INSTRUCTION ▸ Extract the whole listing as it stands. Do not include the pictures.

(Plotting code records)
☆ ☆ ☆ ☆ ☆ ☆ ☆

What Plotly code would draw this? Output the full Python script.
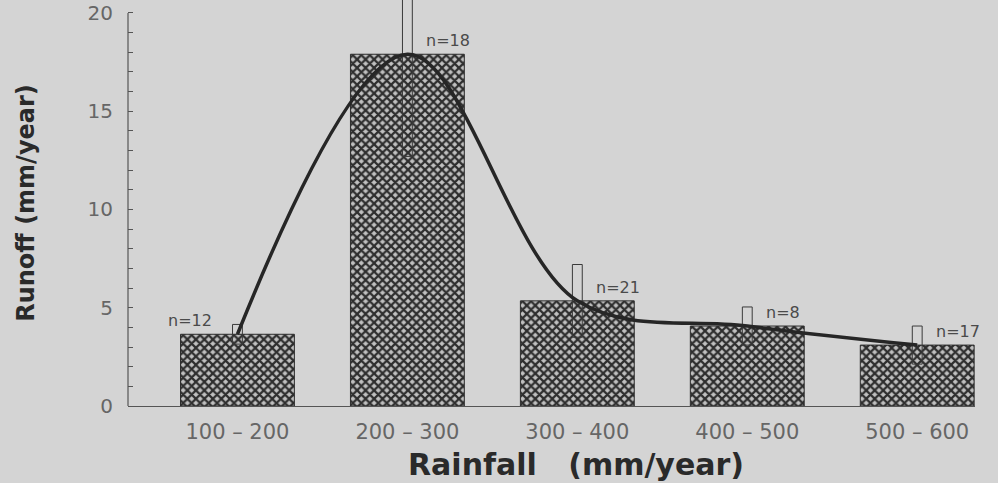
import plotly.graph_objects as go

categories = ["100-200", "200-300", "300-400", "400-500", "500-600"]
tick_text = ["100\u00a0–\u00a0200", "200\u00a0–\u00a0300", "300\u00a0–\u00a0400",
             "400\u00a0–\u00a0500", "500\u00a0–\u00a0600"]
runoff_mean = [3.65, 17.9, 5.35, 4.07, 3.1]
runoff_sd = [0.5, 5.2, 1.85, 0.97, 0.97]
sample_n = [12, 18, 21, 8, 17]
y_ticks = [0, 5, 10, 15, 20]

xpos = list(range(len(categories)))
BG = "#d4d4d4"
INK = "#2e2e2e"
TXT = "#666666"

fig = go.Figure()

fig.add_trace(go.Bar(
    x=xpos, y=runoff_mean, width=0.67,
    marker=dict(color=BG, line=dict(color=INK, width=1),
                pattern=dict(shape="x", size=6, solidity=0.6,
                             fgcolor=INK, bgcolor="#c0c0c0", fillmode="replace")),
    showlegend=False, hoverinfo="skip"))

fig.add_trace(go.Scatter(
    x=xpos, y=runoff_mean, mode="lines",
    line=dict(color="#262626", width=3.5, shape="spline", smoothing=1.0),
    showlegend=False, hoverinfo="skip"))

fig.add_trace(go.Bar(
    x=xpos, y=[2 * s for s in runoff_sd],
    base=[m - s for m, s in zip(runoff_mean, runoff_sd)],
    width=0.058,
    marker=dict(color="rgba(0,0,0,0)", line=dict(color="#3a3a3a", width=1)),
    showlegend=False, hoverinfo="skip"))

for i, (m, n) in enumerate(zip(runoff_mean, sample_n)):
    left = i == 0
    fig.add_annotation(
        x=i + (-0.14 if left else 0.1), y=m + 0.7,
        text=f"n={n}", showarrow=False,
        xanchor="right" if left else "left", yanchor="middle",
        font=dict(family="DejaVu Sans", size=16, color="#4a4a4a"))

# x-axis title (placed slightly right of centre, as in the original)
fig.add_annotation(
    xref="paper", yref="paper", x=0.529, y=-0.145,
    text="Rainfall\u00a0\u00a0\u00a0(mm/year)", showarrow=False,
    xanchor="center", yanchor="middle",
    font=dict(family="DejaVu Sans", size=30, color="#2a2a2a", weight="bold"))

# y axis line from bottom to top tick
fig.add_shape(type="line", xref="paper", yref="y",
              x0=0, x1=0, y0=min(y_ticks), y1=max(y_ticks),
              line=dict(color="#555", width=1.2))

fig.update_layout(
    width=998, height=483,
    margin=dict(l=128, r=23, t=0, b=77),
    paper_bgcolor=BG, plot_bgcolor=BG,
    barmode="overlay",
    font=dict(family="DejaVu Sans", color=TXT),
    xaxis=dict(
        range=[-0.644, 4.34],
        tickvals=xpos, ticktext=tick_text,
        showline=True, linecolor="#555", linewidth=1.2,
        ticks="", showgrid=False, zeroline=False,
        tickfont=dict(family="DejaVu Sans", size=21, color=TXT),
        ticklabelstandoff=7,
    ),
    yaxis=dict(
        range=[0, 20.66],
        tickvals=y_ticks,
        ticks="inside", ticklen=5, tickcolor="#555", tickwidth=1,
        minor=dict(dtick=1, ticks="inside", ticklen=5, tickcolor="#555", tickwidth=1),
        showline=False, showgrid=False, zeroline=False,
        tickfont=dict(family="DejaVu Sans", size=20, color=TXT),
        ticklabelstandoff=14,
        title=dict(text="Runoff (mm/year)", standoff=46,
                   font=dict(family="DejaVu Sans", size=24, color="#2a2a2a", weight="bold")),
    ),
)

fig.write_html("out.html", config={"displayModeBar": False},
               post_script="document.body.style.margin='0';document.body.style.overflow='hidden';")
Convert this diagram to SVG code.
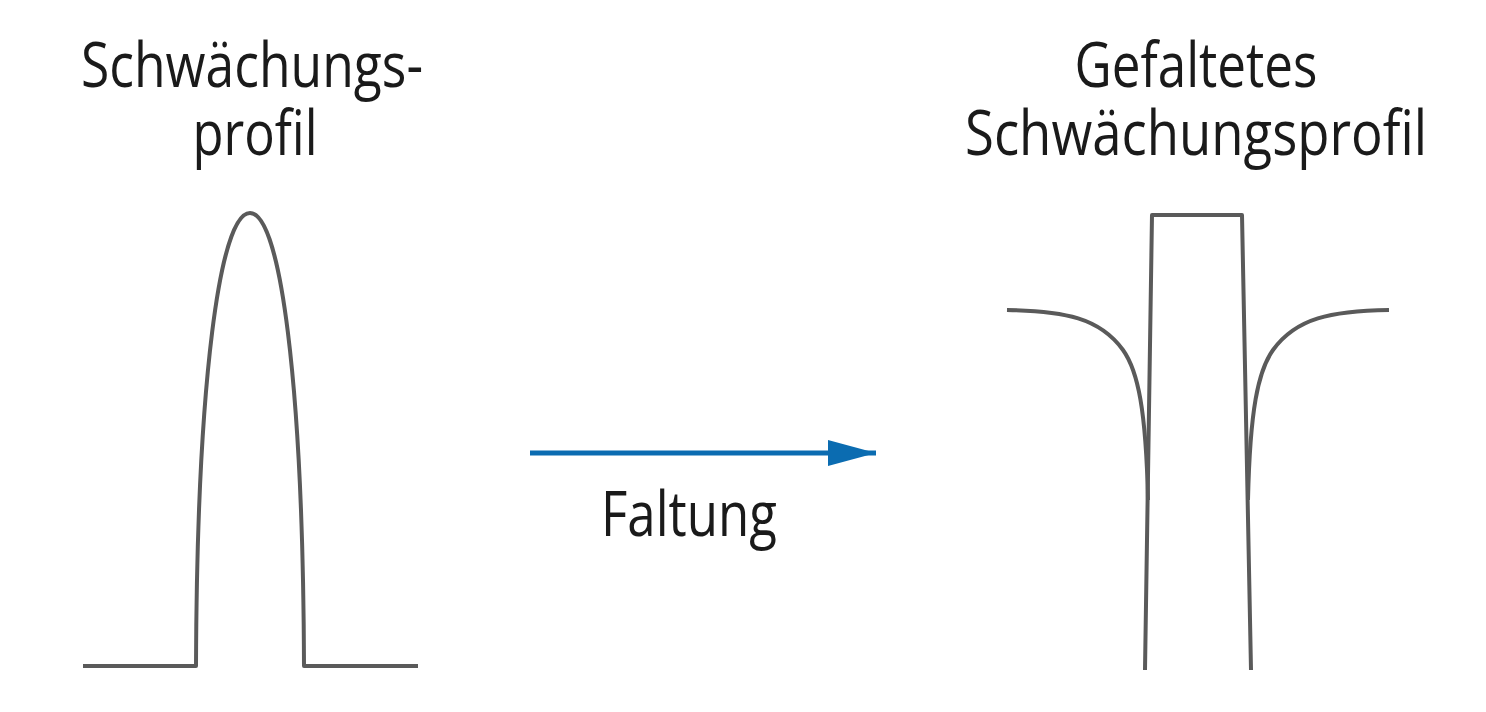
<svg xmlns="http://www.w3.org/2000/svg" width="1486" height="712" viewBox="0 0 1486 712">
<style>
.lbl{font-family:"Open Sans","Noto Sans","Liberation Sans",sans-serif;font-size:62px;fill:#1a1a1a;text-anchor:middle}
.curve{fill:none;stroke:#5a5a5a;stroke-width:4;stroke-linejoin:round;stroke-linecap:butt}
</style>
<defs>
<marker id="ah" markerUnits="userSpaceOnUse" markerWidth="50" markerHeight="26" refX="48" refY="13" orient="auto">
<path d="M0,0 L48,13 L0,26 Z" fill="#0b6cb1"/>
</marker>
</defs>
<rect width="1486" height="712" fill="#ffffff"/>
<g id="profile">
<text class="lbl" x="252" y="87" textLength="342" lengthAdjust="spacingAndGlyphs">Schwächungs-</text>
<text class="lbl" x="255" y="155" textLength="125" lengthAdjust="spacingAndGlyphs">profil</text>
<path class="curve" d="M83,666 H196 C197,380 220,213 250,213 C280,213 303,380 304,666 H418"/>
</g>
<g id="folded">
<text class="lbl" x="1196" y="87" textLength="243" lengthAdjust="spacingAndGlyphs">Gefaltetes</text>
<text class="lbl" x="1196" y="155" textLength="462" lengthAdjust="spacingAndGlyphs">Schwächungsprofil</text>
<path class="curve" d="M1145,670 L1152,215 H1242 L1251,670"/>
<path class="curve" d="M1007,310 C1065,311 1100,318 1123,350 C1138,371 1146,410 1148,500"/>
<path class="curve" d="M1389,310 C1331,311 1296,318 1273,350 C1258,371 1250,410 1248,500"/>
</g>
<g id="connectors">
<line x1="530" y1="453" x2="876" y2="453" stroke="#0b6cb1" stroke-width="5" marker-end="url(#ah)"/>
<text class="lbl" x="689" y="536" textLength="176" lengthAdjust="spacingAndGlyphs">Faltung</text>
</g>
</svg>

☆ ☆ ☆ ☆ ☆ ☆ ☆

REPLY TO THE TASK ▸
What Plotly code would draw this? Output the full Python script.
import plotly.graph_objects as go

categories = ["100-200", "200-300", "300-400", "400-500", "500-600"]
tick_text = ["100\u00a0–\u00a0200", "200\u00a0–\u00a0300", "300\u00a0–\u00a0400",
             "400\u00a0–\u00a0500", "500\u00a0–\u00a0600"]
runoff_mean = [3.65, 17.9, 5.35, 4.07, 3.1]
runoff_sd = [0.5, 5.2, 1.85, 0.97, 0.97]
sample_n = [12, 18, 21, 8, 17]
y_ticks = [0, 5, 10, 15, 20]

xpos = list(range(len(categories)))
BG = "#d4d4d4"
INK = "#2e2e2e"
TXT = "#666666"

fig = go.Figure()

fig.add_trace(go.Bar(
    x=xpos, y=runoff_mean, width=0.67,
    marker=dict(color=BG, line=dict(color=INK, width=1),
                pattern=dict(shape="x", size=6, solidity=0.6,
                             fgcolor=INK, bgcolor="#c0c0c0", fillmode="replace")),
    showlegend=False, hoverinfo="skip"))

fig.add_trace(go.Scatter(
    x=xpos, y=runoff_mean, mode="lines",
    line=dict(color="#262626", width=3.5, shape="spline", smoothing=1.0),
    showlegend=False, hoverinfo="skip"))

fig.add_trace(go.Bar(
    x=xpos, y=[2 * s for s in runoff_sd],
    base=[m - s for m, s in zip(runoff_mean, runoff_sd)],
    width=0.058,
    marker=dict(color="rgba(0,0,0,0)", line=dict(color="#3a3a3a", width=1)),
    showlegend=False, hoverinfo="skip"))

for i, (m, n) in enumerate(zip(runoff_mean, sample_n)):
    left = i == 0
    fig.add_annotation(
        x=i + (-0.14 if left else 0.1), y=m + 0.7,
        text=f"n={n}", showarrow=False,
        xanchor="right" if left else "left", yanchor="middle",
        font=dict(family="DejaVu Sans", size=16, color="#4a4a4a"))

# x-axis title (placed slightly right of centre, as in the original)
fig.add_annotation(
    xref="paper", yref="paper", x=0.529, y=-0.145,
    text="Rainfall\u00a0\u00a0\u00a0(mm/year)", showarrow=False,
    xanchor="center", yanchor="middle",
    font=dict(family="DejaVu Sans", size=30, color="#2a2a2a", weight="bold"))

# y axis line from bottom to top tick
fig.add_shape(type="line", xref="paper", yref="y",
              x0=0, x1=0, y0=min(y_ticks), y1=max(y_ticks),
              line=dict(color="#555", width=1.2))

fig.update_layout(
    width=998, height=483,
    margin=dict(l=128, r=23, t=0, b=77),
    paper_bgcolor=BG, plot_bgcolor=BG,
    barmode="overlay",
    font=dict(family="DejaVu Sans", color=TXT),
    xaxis=dict(
        range=[-0.644, 4.34],
        tickvals=xpos, ticktext=tick_text,
        showline=True, linecolor="#555", linewidth=1.2,
        ticks="", showgrid=False, zeroline=False,
        tickfont=dict(family="DejaVu Sans", size=21, color=TXT),
        ticklabelstandoff=7,
    ),
    yaxis=dict(
        range=[0, 20.66],
        tickvals=y_ticks,
        ticks="inside", ticklen=5, tickcolor="#555", tickwidth=1,
        minor=dict(dtick=1, ticks="inside", ticklen=5, tickcolor="#555", tickwidth=1),
        showline=False, showgrid=False, zeroline=False,
        tickfont=dict(family="DejaVu Sans", size=20, color=TXT),
        ticklabelstandoff=14,
        title=dict(text="Runoff (mm/year)", standoff=46,
                   font=dict(family="DejaVu Sans", size=24, color="#2a2a2a", weight="bold")),
    ),
)

fig.write_html("out.html", config={"displayModeBar": False},
               post_script="document.body.style.margin='0';document.body.style.overflow='hidden';")
Convert this diagram to SVG code.
<svg xmlns="http://www.w3.org/2000/svg" width="1486" height="712" viewBox="0 0 1486 712">
<style>
.lbl{font-family:"Open Sans","Noto Sans","Liberation Sans",sans-serif;font-size:62px;fill:#1a1a1a;text-anchor:middle}
.curve{fill:none;stroke:#5a5a5a;stroke-width:4;stroke-linejoin:round;stroke-linecap:butt}
</style>
<defs>
<marker id="ah" markerUnits="userSpaceOnUse" markerWidth="50" markerHeight="26" refX="48" refY="13" orient="auto">
<path d="M0,0 L48,13 L0,26 Z" fill="#0b6cb1"/>
</marker>
</defs>
<rect width="1486" height="712" fill="#ffffff"/>
<g id="profile">
<text class="lbl" x="252" y="87" textLength="342" lengthAdjust="spacingAndGlyphs">Schwächungs-</text>
<text class="lbl" x="255" y="155" textLength="125" lengthAdjust="spacingAndGlyphs">profil</text>
<path class="curve" d="M83,666 H196 C197,380 220,213 250,213 C280,213 303,380 304,666 H418"/>
</g>
<g id="folded">
<text class="lbl" x="1196" y="87" textLength="243" lengthAdjust="spacingAndGlyphs">Gefaltetes</text>
<text class="lbl" x="1196" y="155" textLength="462" lengthAdjust="spacingAndGlyphs">Schwächungsprofil</text>
<path class="curve" d="M1145,670 L1152,215 H1242 L1251,670"/>
<path class="curve" d="M1007,310 C1065,311 1100,318 1123,350 C1138,371 1146,410 1148,500"/>
<path class="curve" d="M1389,310 C1331,311 1296,318 1273,350 C1258,371 1250,410 1248,500"/>
</g>
<g id="connectors">
<line x1="530" y1="453" x2="876" y2="453" stroke="#0b6cb1" stroke-width="5" marker-end="url(#ah)"/>
<text class="lbl" x="689" y="536" textLength="176" lengthAdjust="spacingAndGlyphs">Faltung</text>
</g>
</svg>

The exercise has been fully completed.